%%

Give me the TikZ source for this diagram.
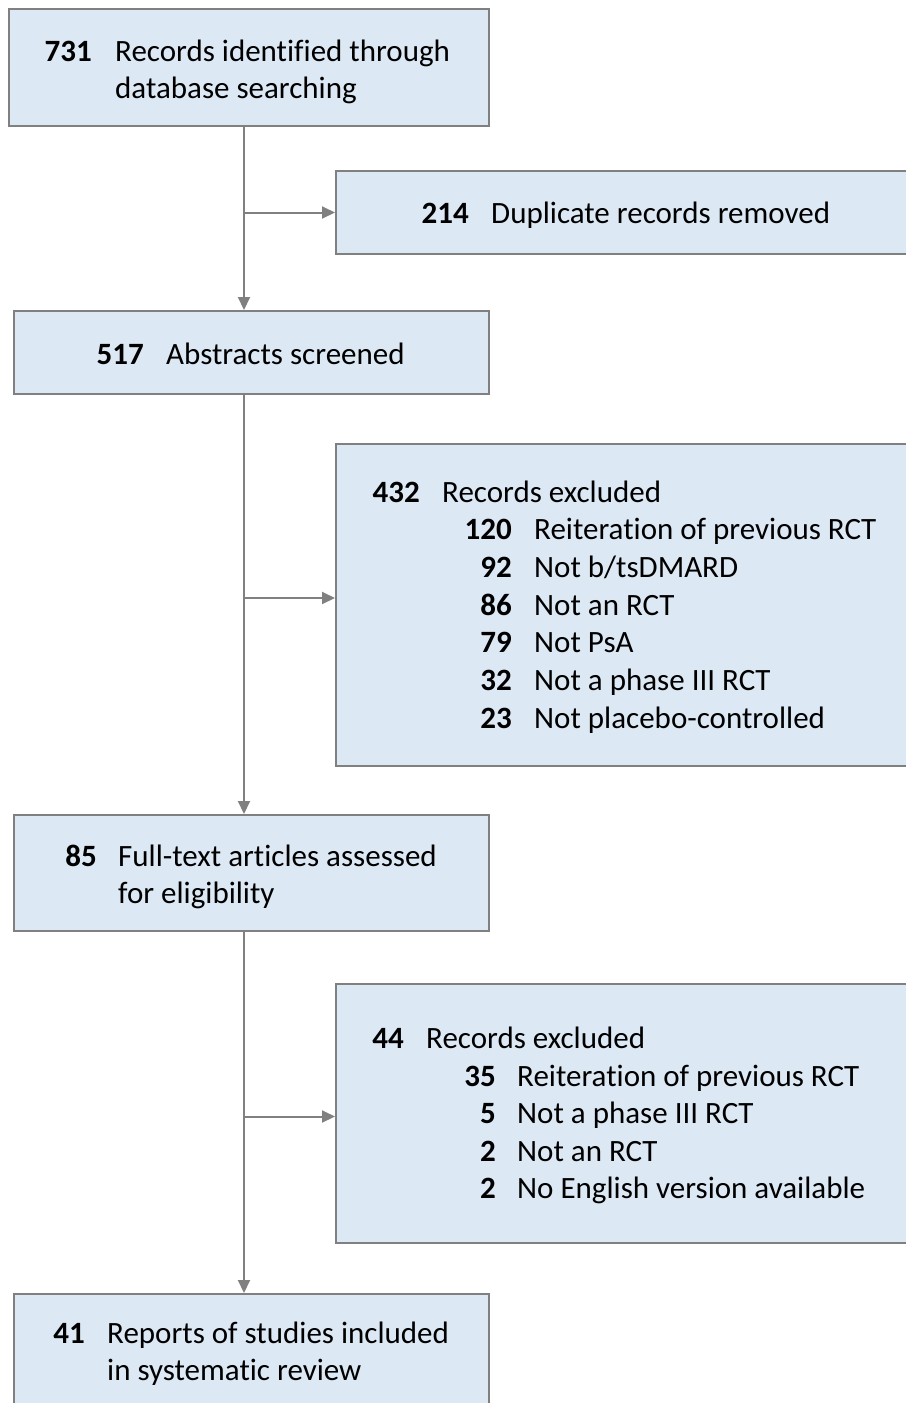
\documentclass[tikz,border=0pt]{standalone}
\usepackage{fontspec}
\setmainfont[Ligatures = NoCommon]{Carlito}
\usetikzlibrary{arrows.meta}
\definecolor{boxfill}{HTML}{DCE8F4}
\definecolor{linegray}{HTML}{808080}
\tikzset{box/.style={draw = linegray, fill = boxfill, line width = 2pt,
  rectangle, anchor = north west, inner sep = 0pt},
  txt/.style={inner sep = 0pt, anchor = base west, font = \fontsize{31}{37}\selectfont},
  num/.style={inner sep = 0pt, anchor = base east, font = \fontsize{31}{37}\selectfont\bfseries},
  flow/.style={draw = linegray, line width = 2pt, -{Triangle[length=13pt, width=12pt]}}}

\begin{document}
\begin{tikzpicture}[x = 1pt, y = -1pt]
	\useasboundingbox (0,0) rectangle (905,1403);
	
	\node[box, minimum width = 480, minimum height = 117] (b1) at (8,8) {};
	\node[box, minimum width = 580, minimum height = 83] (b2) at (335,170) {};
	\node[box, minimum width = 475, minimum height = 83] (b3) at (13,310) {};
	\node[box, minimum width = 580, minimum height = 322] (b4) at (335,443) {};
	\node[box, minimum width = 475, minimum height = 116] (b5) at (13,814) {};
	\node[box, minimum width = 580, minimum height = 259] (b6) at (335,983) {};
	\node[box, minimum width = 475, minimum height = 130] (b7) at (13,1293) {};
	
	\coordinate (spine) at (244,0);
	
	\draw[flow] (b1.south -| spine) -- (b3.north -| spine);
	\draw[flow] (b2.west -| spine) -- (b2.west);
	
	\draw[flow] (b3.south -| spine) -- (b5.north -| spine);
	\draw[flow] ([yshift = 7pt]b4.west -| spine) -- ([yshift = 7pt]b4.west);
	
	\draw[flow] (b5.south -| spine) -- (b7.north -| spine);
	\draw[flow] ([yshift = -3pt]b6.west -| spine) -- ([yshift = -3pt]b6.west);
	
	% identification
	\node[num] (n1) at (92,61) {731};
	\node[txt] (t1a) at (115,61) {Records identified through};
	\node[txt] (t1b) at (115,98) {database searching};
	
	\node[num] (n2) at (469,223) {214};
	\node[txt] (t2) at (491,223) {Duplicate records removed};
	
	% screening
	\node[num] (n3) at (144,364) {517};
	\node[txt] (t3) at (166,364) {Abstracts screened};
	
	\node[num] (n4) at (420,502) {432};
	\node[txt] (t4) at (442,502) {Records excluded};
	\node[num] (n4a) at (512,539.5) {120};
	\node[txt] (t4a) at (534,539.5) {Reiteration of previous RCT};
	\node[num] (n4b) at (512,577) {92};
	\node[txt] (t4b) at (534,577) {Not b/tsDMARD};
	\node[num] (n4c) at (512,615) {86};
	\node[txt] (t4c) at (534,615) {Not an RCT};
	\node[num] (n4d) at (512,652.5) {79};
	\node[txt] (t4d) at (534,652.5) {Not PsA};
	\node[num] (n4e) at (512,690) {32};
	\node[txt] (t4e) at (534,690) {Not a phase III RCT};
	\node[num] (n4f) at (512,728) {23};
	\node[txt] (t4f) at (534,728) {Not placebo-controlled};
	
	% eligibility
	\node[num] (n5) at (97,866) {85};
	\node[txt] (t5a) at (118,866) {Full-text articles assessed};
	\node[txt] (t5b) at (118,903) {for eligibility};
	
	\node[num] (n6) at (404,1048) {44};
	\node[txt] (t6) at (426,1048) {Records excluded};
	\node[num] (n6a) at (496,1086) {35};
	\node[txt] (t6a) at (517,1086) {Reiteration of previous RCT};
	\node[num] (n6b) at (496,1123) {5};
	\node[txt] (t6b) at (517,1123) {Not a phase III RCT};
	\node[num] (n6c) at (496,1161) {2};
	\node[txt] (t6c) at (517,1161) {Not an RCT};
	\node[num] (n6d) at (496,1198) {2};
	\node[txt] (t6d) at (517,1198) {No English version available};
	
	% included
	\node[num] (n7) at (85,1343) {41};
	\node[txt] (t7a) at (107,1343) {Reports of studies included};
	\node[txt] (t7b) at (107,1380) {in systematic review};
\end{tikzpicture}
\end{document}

%%

Request
Leave out the pictures and reproduce the rest of the listing exactly.

Solution for this problem
Give me the TikZ source for this diagram.
\documentclass[tikz,border=0pt]{standalone}
\usepackage{fontspec}
\setmainfont[Ligatures = NoCommon]{Carlito}
\usetikzlibrary{arrows.meta}
\definecolor{boxfill}{HTML}{DCE8F4}
\definecolor{linegray}{HTML}{808080}
\tikzset{box/.style={draw = linegray, fill = boxfill, line width = 2pt,
  rectangle, anchor = north west, inner sep = 0pt},
  txt/.style={inner sep = 0pt, anchor = base west, font = \fontsize{31}{37}\selectfont},
  num/.style={inner sep = 0pt, anchor = base east, font = \fontsize{31}{37}\selectfont\bfseries},
  flow/.style={draw = linegray, line width = 2pt, -{Triangle[length=13pt, width=12pt]}}}

\begin{document}
\begin{tikzpicture}[x = 1pt, y = -1pt]
	\useasboundingbox (0,0) rectangle (905,1403);
	
	\node[box, minimum width = 480, minimum height = 117] (b1) at (8,8) {};
	\node[box, minimum width = 580, minimum height = 83] (b2) at (335,170) {};
	\node[box, minimum width = 475, minimum height = 83] (b3) at (13,310) {};
	\node[box, minimum width = 580, minimum height = 322] (b4) at (335,443) {};
	\node[box, minimum width = 475, minimum height = 116] (b5) at (13,814) {};
	\node[box, minimum width = 580, minimum height = 259] (b6) at (335,983) {};
	\node[box, minimum width = 475, minimum height = 130] (b7) at (13,1293) {};
	
	\coordinate (spine) at (244,0);
	
	\draw[flow] (b1.south -| spine) -- (b3.north -| spine);
	\draw[flow] (b2.west -| spine) -- (b2.west);
	
	\draw[flow] (b3.south -| spine) -- (b5.north -| spine);
	\draw[flow] ([yshift = 7pt]b4.west -| spine) -- ([yshift = 7pt]b4.west);
	
	\draw[flow] (b5.south -| spine) -- (b7.north -| spine);
	\draw[flow] ([yshift = -3pt]b6.west -| spine) -- ([yshift = -3pt]b6.west);
	
	% identification
	\node[num] (n1) at (92,61) {731};
	\node[txt] (t1a) at (115,61) {Records identified through};
	\node[txt] (t1b) at (115,98) {database searching};
	
	\node[num] (n2) at (469,223) {214};
	\node[txt] (t2) at (491,223) {Duplicate records removed};
	
	% screening
	\node[num] (n3) at (144,364) {517};
	\node[txt] (t3) at (166,364) {Abstracts screened};
	
	\node[num] (n4) at (420,502) {432};
	\node[txt] (t4) at (442,502) {Records excluded};
	\node[num] (n4a) at (512,539.5) {120};
	\node[txt] (t4a) at (534,539.5) {Reiteration of previous RCT};
	\node[num] (n4b) at (512,577) {92};
	\node[txt] (t4b) at (534,577) {Not b/tsDMARD};
	\node[num] (n4c) at (512,615) {86};
	\node[txt] (t4c) at (534,615) {Not an RCT};
	\node[num] (n4d) at (512,652.5) {79};
	\node[txt] (t4d) at (534,652.5) {Not PsA};
	\node[num] (n4e) at (512,690) {32};
	\node[txt] (t4e) at (534,690) {Not a phase III RCT};
	\node[num] (n4f) at (512,728) {23};
	\node[txt] (t4f) at (534,728) {Not placebo-controlled};
	
	% eligibility
	\node[num] (n5) at (97,866) {85};
	\node[txt] (t5a) at (118,866) {Full-text articles assessed};
	\node[txt] (t5b) at (118,903) {for eligibility};
	
	\node[num] (n6) at (404,1048) {44};
	\node[txt] (t6) at (426,1048) {Records excluded};
	\node[num] (n6a) at (496,1086) {35};
	\node[txt] (t6a) at (517,1086) {Reiteration of previous RCT};
	\node[num] (n6b) at (496,1123) {5};
	\node[txt] (t6b) at (517,1123) {Not a phase III RCT};
	\node[num] (n6c) at (496,1161) {2};
	\node[txt] (t6c) at (517,1161) {Not an RCT};
	\node[num] (n6d) at (496,1198) {2};
	\node[txt] (t6d) at (517,1198) {No English version available};
	
	% included
	\node[num] (n7) at (85,1343) {41};
	\node[txt] (t7a) at (107,1343) {Reports of studies included};
	\node[txt] (t7b) at (107,1380) {in systematic review};
\end{tikzpicture}
\end{document}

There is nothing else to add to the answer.